Unfortunately, Google doesn’t score you on how things feel on your computer.
It scores you on how fast your pages load for everyone else — on old phones, average Wi-Fi, and 4G networks.
Here’s what small businesses need to know.
Core Web Vitals changed the game
Google’s ranking system now evaluates:
- Largest Contentful Paint (LCP) — how long it takes before the main content loads
- Interaction to Next Paint (INP) — how responsive your site feels when clicking, scrolling, and tapping
- Cumulative Layout Shift (CLS) — whether elements jump around while loading
If your site is “fast enough” to you but scoring poorly in Web Vitals, Google sees it as slow — and ranks you accordingly.
Hosting plays a bigger role than most people expect
A well-built site can still perform terribly if:
- the server is shared
- TTFB (time to first byte) is slow
- assets aren’t served through a quality CDN
- caching is inconsistent
Improving these pieces usually delivers instant gains.
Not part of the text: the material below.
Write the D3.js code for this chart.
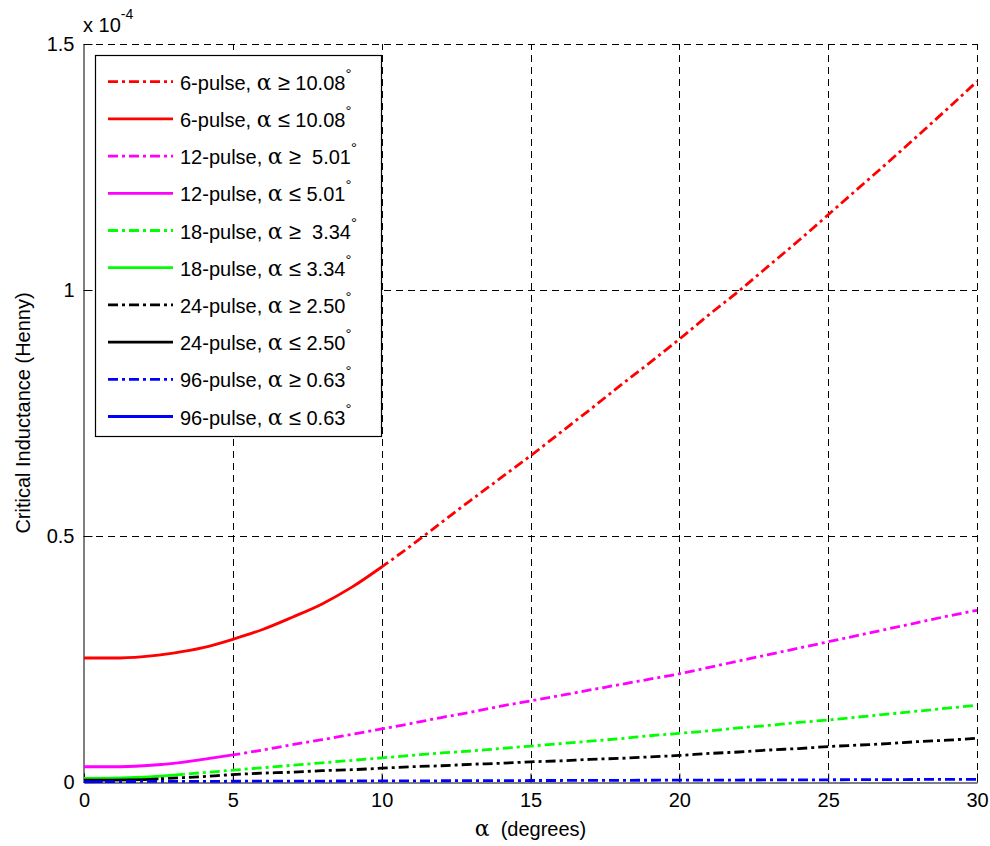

Your users judge speed differently than Lighthouse
Real users care about:
- how quickly they can see the page
- whether they can tap immediately
- whether dropdowns, forms, carts, and search boxes respond reliably
A 2.0s LCP can feel great.
A 2.0s delay after clicking a button feels broken.
Small improvements add up
For many organizations, bringing performance from “okay” to “excellent” can mean:
- 10–25% more conversions
- reduced bounce rate
- higher search visibility
- less user frustration
Performance compounds — the longer it’s good, the more benefit you gain.
What to do next
Performance isn’t about chasing perfect scores. It’s about ensuring your site feels effortless to use on every device. The right infrastructure and the right tuning go a long way.